После трёхчасового отдыха эскадрон разделился на взводы, и Рейнгардт, вместе с которым пошли фон Мекк и Курашвили, стал по полям и перелескам, обходя болота, продвигаться на север в сторону Августовского канала, до которого по схеме было вёрст около восьми. Августовский канал соединял протянувшиеся с запада на восток озёра, огибая с севера обширные болота.
Лес был прорезан грунтовыми дорогами и просеками, и на пересечении очередной дороги с очередной просекой уже в сумерках обнаружились около десяти трупов. Судя по катушкам и проволоке, это и была та самая группа из крепости Осовец по восстановлению связи – она попала в засаду. Взвод начал спешиваться, и в это время застрочил германский тяжёлый пулемёт и стали хлопать винтовочные выстрелы совсем близко – взвод Рейнгардта попал в ту же самую засаду.

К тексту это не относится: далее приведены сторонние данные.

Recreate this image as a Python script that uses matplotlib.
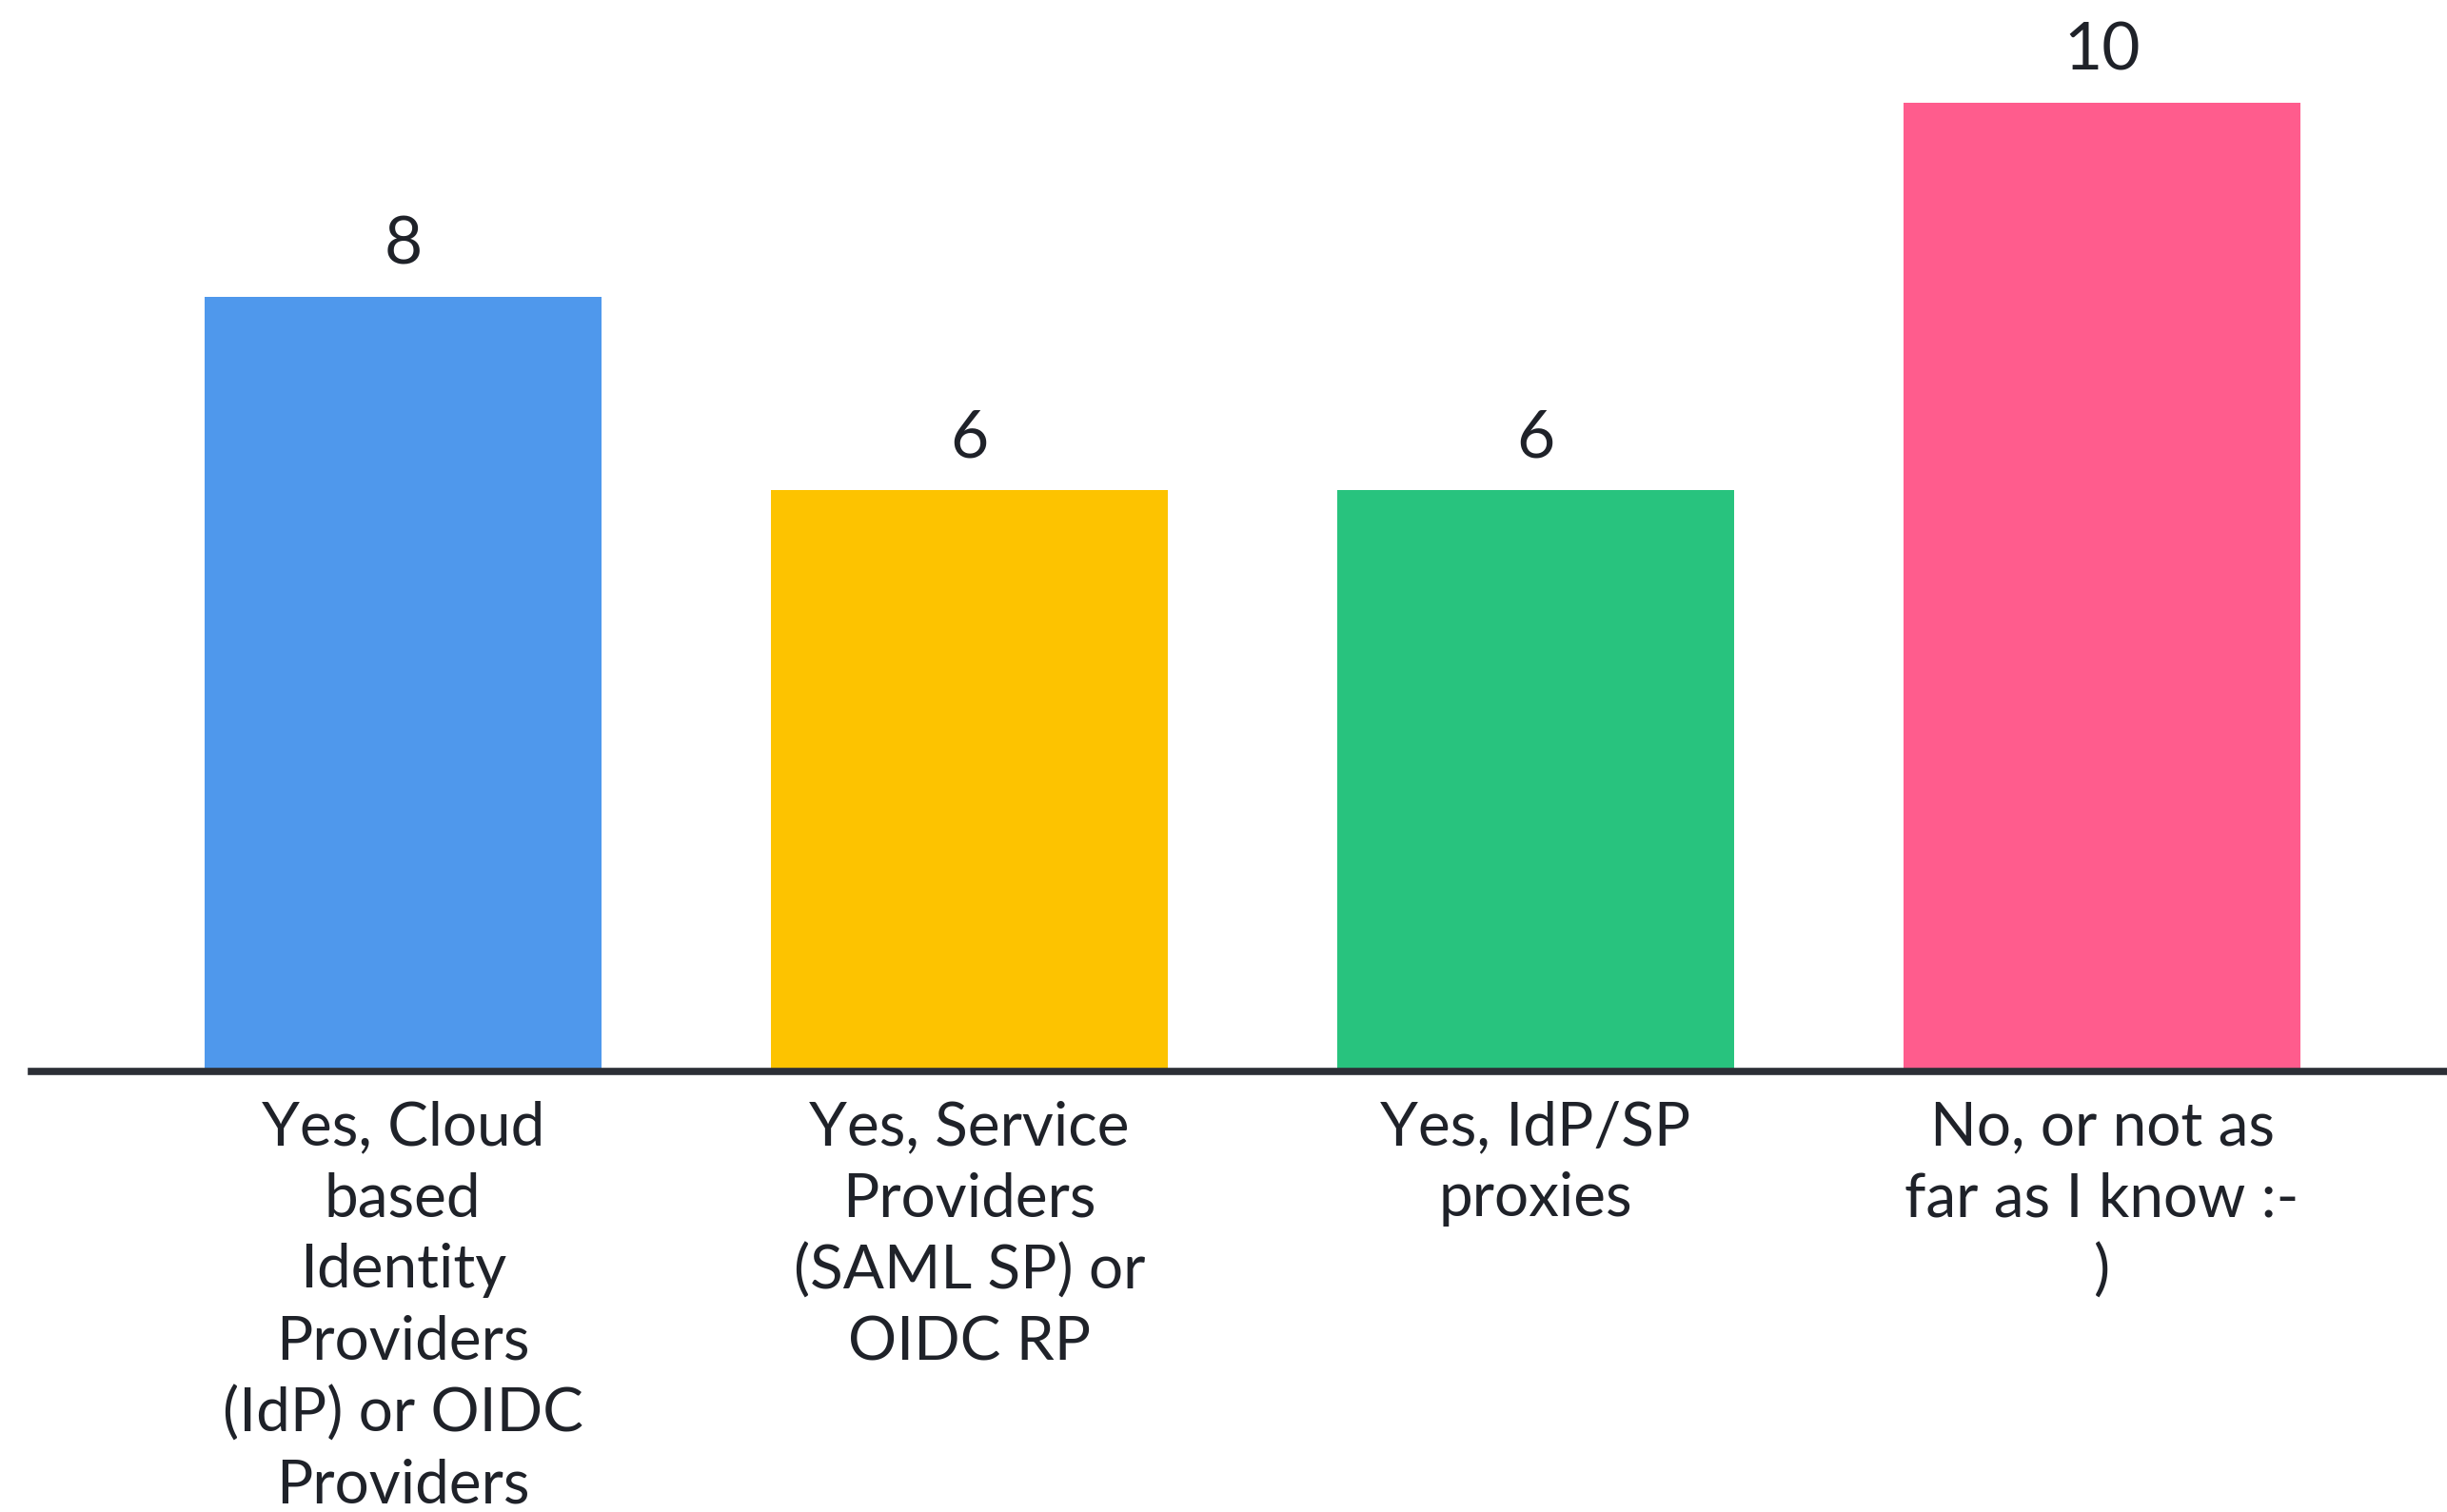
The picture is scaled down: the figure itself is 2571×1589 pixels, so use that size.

Стали отходить, прихватив тела телефонистов, один ещё был живой, и Курашвили пытался ему помочь, и вдруг стало известно, что ранены фон Мекк в руку и Рейнгардт непонятно куда, куда-то в пах, и находится без сознания. Взвод отошёл на версту и снова спешился. Погони не было, с немцами не было кавалерии. Курашвили осмотрел Рейнгардта, германская пуля попала ему в наружную подвздошную артерию и застряла. Из-за этого кровопотеря была медленная, но само ранение крайне опасное. Сам Алексей Алексеевич Рейнгардт был без сознания, и это было хорошо, потому что, будь он в сознании, ему было бы нестерпимо больно. Он только-только спешился и в этот момент был ранен, так объяснил один из драгун.
Однако, несмотря на трагедию, цель разведки была выполнена полностью: германцы, даже если небольшими силами, стоят на южном берегу Августовского канала. И прояснилась судьба осовецкой крепостной команды по восстановлению связи.
Драгуны навязали носилки, укрепили между лошадьми, и взвод пустился в обратный путь. Курашвили знал положение дел в лазарете крепости Осовец, посоветовал Василию Карловичу, и тот принял решение идти туда.
В полночь во главе взвода фон Мекк, не пришедший в сознание Рейнгардт и Курашвили уже были в крепости, и Алексей Гивиевич, сдавая раненых, встретил там Татьяну Ивановну Сиротину. И ему показалось, что его мечта сбылась. Но ничего не произошло. Татьяна Ивановна помнила его ещё с февральской осады Осовца и относилась к нему очень хорошо, как к врачу, как к специалисту, знатоку своего дела, и только. Она же не знала, что они такие близкие московские соседи, что, скорее всего, их кухарки обсуждают своих хозяев, когда делают покупки в окрестных магазинах на Никитской или вместе оказываются на Смоленском рынке. Алексей Гивиевич страстно хотел исправить это положение, но не знал как. А казалось бы, чего проще, надо всего лишь спросить: «Уважаемая (дорогая), нет, последнее вычеркнуть… уважаемая Татьяна Ивановна, как поживают ваша матушка и мопсы?..» Тут бы пригодились имена и клички, в смысле матушки и собачек: одна собачка палевая с чёрной мордой, а другая – тоже палевая с чёрной мордой. Страшные! А мопсы всегда страшные! И как это так, думал об этом доктор Курашвили, почему чем красивее женщина, тем уродливее у неё собачки, именно что не собаки, а собачки, которые могут не защитить, а выгодно оттенить, что ли?